**SUPPLIED ENTRIES**.

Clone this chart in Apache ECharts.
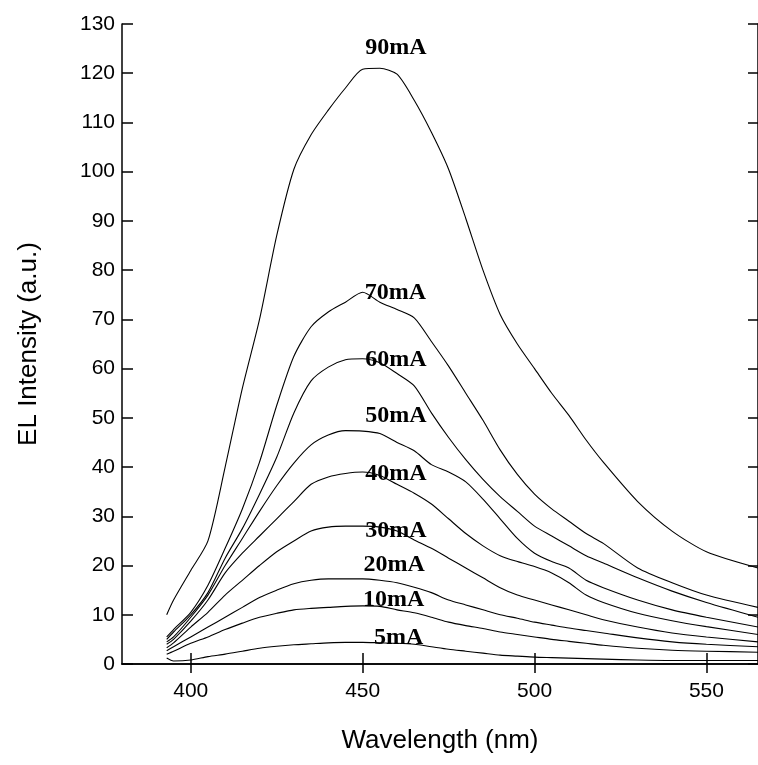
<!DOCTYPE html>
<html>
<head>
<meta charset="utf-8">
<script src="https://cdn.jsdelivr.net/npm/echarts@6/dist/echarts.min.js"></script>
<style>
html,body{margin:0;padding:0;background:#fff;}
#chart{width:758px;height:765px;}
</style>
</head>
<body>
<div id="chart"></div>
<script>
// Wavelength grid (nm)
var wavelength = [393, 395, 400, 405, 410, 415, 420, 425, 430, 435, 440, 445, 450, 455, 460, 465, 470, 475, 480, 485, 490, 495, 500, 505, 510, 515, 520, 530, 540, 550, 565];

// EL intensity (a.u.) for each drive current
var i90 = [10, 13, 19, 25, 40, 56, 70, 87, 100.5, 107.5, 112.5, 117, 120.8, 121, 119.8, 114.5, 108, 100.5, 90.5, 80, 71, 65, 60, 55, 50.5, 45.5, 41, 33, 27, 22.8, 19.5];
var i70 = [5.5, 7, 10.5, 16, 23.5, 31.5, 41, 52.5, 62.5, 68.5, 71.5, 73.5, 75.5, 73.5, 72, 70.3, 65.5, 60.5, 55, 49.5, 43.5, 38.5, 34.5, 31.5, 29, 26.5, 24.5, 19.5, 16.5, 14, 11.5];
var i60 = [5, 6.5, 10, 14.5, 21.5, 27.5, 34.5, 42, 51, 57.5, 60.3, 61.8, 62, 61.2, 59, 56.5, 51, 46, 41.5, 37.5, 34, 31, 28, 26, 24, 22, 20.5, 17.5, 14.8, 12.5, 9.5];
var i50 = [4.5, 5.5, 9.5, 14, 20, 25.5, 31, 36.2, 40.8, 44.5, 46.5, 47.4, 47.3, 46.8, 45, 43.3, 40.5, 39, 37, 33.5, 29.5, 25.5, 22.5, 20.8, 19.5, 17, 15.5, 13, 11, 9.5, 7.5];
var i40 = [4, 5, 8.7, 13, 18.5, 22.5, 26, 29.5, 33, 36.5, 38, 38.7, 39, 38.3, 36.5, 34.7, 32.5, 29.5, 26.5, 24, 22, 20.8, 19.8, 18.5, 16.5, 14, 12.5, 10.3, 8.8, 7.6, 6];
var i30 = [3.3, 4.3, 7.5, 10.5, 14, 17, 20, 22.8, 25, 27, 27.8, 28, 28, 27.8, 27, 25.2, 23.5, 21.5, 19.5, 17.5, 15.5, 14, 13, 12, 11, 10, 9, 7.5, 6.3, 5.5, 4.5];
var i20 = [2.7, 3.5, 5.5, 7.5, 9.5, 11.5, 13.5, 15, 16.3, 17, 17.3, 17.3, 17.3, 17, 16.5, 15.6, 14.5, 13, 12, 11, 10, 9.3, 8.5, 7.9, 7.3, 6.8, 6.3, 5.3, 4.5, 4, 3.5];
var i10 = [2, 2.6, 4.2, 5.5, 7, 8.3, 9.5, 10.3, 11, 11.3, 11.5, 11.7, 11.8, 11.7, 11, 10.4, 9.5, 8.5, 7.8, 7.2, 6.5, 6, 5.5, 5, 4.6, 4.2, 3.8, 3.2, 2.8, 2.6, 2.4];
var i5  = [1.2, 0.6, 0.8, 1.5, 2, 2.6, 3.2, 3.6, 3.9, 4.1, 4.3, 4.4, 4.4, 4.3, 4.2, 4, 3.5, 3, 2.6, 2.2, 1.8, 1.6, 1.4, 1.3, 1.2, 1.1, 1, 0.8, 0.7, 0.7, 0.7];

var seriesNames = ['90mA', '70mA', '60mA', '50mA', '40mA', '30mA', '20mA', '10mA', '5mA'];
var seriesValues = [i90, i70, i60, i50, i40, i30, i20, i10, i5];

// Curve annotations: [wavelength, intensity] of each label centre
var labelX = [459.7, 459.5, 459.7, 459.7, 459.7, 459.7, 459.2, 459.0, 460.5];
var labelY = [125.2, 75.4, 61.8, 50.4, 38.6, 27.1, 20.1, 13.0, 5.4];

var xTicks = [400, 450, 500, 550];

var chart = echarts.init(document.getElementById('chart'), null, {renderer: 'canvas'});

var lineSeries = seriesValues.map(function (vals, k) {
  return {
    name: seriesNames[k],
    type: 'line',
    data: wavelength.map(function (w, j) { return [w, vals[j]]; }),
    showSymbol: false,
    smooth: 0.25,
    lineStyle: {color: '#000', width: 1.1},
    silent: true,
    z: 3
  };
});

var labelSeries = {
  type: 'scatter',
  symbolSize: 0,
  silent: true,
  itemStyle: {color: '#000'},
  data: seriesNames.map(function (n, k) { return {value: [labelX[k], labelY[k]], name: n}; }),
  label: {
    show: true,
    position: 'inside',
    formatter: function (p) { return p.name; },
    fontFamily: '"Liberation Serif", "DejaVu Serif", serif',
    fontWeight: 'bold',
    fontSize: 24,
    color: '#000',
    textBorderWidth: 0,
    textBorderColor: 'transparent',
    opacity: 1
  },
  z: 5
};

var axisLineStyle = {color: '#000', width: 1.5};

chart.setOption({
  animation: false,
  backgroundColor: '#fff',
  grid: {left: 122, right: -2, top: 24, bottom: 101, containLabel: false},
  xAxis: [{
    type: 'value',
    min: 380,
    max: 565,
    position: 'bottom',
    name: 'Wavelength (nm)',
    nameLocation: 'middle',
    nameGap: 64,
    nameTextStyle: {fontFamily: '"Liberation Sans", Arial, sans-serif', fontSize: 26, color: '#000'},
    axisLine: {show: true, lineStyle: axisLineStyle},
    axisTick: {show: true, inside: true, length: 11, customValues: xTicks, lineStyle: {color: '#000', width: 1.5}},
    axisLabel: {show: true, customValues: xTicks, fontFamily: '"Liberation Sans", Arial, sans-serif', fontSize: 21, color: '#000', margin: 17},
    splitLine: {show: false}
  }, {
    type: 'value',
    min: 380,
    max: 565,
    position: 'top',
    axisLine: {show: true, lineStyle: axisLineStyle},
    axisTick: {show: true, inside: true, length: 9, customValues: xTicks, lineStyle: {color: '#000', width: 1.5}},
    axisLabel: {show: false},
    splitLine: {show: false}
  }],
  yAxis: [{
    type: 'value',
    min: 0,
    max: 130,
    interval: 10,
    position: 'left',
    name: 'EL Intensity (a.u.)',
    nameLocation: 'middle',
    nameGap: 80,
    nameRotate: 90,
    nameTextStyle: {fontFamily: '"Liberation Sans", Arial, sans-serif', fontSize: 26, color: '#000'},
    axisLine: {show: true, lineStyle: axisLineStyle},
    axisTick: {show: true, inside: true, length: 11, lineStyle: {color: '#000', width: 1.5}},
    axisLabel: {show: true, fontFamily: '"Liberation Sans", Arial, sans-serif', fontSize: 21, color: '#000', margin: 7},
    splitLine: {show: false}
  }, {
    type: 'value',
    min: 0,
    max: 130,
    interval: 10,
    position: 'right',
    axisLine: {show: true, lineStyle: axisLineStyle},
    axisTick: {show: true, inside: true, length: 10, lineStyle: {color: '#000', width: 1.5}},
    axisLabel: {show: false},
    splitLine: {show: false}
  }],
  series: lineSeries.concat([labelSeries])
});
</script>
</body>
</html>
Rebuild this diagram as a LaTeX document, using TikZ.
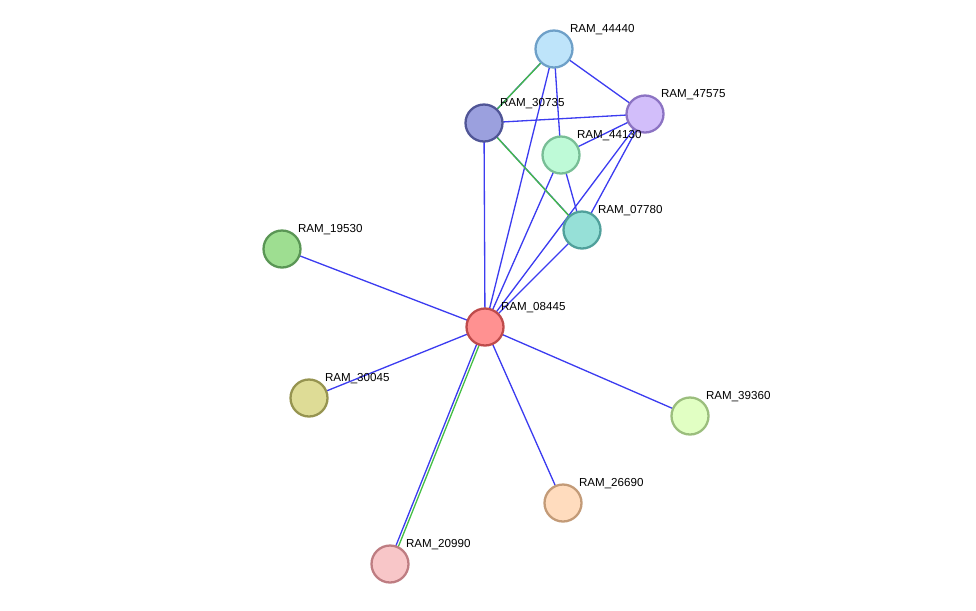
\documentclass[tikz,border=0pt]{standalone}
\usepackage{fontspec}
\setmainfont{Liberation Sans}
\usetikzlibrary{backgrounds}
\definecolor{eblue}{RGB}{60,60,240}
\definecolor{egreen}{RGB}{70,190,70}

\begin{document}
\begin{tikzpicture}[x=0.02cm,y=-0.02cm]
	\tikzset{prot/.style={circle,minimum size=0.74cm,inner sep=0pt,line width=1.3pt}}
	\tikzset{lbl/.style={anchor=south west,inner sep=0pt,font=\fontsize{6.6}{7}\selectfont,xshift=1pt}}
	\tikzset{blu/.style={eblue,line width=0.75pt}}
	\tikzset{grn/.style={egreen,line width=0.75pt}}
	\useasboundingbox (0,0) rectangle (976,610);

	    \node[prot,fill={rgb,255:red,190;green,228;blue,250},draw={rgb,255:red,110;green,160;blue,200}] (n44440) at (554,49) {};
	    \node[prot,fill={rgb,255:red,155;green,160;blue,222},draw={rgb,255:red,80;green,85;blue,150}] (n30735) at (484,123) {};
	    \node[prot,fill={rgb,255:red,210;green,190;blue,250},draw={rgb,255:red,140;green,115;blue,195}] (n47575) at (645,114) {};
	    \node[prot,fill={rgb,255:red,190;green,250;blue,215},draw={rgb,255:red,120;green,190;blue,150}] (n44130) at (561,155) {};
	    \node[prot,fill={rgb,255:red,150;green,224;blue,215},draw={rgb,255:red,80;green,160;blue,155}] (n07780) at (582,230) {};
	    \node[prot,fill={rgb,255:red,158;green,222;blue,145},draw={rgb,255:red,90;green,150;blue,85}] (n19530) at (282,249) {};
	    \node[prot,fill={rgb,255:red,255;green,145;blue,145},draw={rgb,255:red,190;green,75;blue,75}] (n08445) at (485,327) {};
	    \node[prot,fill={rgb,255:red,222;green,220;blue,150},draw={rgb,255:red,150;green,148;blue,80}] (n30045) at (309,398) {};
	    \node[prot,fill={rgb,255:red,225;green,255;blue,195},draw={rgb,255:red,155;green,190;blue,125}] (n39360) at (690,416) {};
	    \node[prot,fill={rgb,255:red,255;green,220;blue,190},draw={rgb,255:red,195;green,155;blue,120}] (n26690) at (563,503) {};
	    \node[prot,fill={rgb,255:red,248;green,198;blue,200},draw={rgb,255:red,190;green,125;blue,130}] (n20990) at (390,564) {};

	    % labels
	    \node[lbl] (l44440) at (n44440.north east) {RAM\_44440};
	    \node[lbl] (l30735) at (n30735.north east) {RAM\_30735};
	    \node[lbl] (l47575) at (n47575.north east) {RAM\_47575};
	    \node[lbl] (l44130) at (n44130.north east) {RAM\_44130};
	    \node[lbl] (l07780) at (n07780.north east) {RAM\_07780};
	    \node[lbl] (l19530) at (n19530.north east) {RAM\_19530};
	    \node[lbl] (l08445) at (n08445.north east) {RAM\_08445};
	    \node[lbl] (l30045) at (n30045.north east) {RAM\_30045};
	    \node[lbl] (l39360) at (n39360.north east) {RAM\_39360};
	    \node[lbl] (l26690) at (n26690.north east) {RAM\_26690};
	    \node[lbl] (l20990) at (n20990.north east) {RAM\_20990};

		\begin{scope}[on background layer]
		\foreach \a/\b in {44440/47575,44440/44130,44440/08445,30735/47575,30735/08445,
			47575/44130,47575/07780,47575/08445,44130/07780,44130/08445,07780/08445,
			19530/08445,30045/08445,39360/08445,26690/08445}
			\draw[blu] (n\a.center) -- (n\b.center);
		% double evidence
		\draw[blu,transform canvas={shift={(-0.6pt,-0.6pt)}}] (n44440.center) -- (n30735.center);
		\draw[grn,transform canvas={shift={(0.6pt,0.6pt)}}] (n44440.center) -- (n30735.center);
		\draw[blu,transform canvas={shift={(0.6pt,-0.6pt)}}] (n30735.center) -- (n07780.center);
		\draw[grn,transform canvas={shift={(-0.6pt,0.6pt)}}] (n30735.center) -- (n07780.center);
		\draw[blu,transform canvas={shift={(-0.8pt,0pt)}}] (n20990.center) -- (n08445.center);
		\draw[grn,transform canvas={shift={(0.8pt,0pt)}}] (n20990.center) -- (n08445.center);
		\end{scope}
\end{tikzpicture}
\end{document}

**AIM**. Repeat only the lines between the top of the entries above and the line containing "540, 550, 565];", both ends included, without the pictures.

**RIGHT ANSWER**.
Clone this chart in Apache ECharts.
<!DOCTYPE html>
<html>
<head>
<meta charset="utf-8">
<script src="https://cdn.jsdelivr.net/npm/echarts@6/dist/echarts.min.js"></script>
<style>
html,body{margin:0;padding:0;background:#fff;}
#chart{width:758px;height:765px;}
</style>
</head>
<body>
<div id="chart"></div>
<script>
// Wavelength grid (nm)
var wavelength = [393, 395, 400, 405, 410, 415, 420, 425, 430, 435, 440, 445, 450, 455, 460, 465, 470, 475, 480, 485, 490, 495, 500, 505, 510, 515, 520, 530, 540, 550, 565];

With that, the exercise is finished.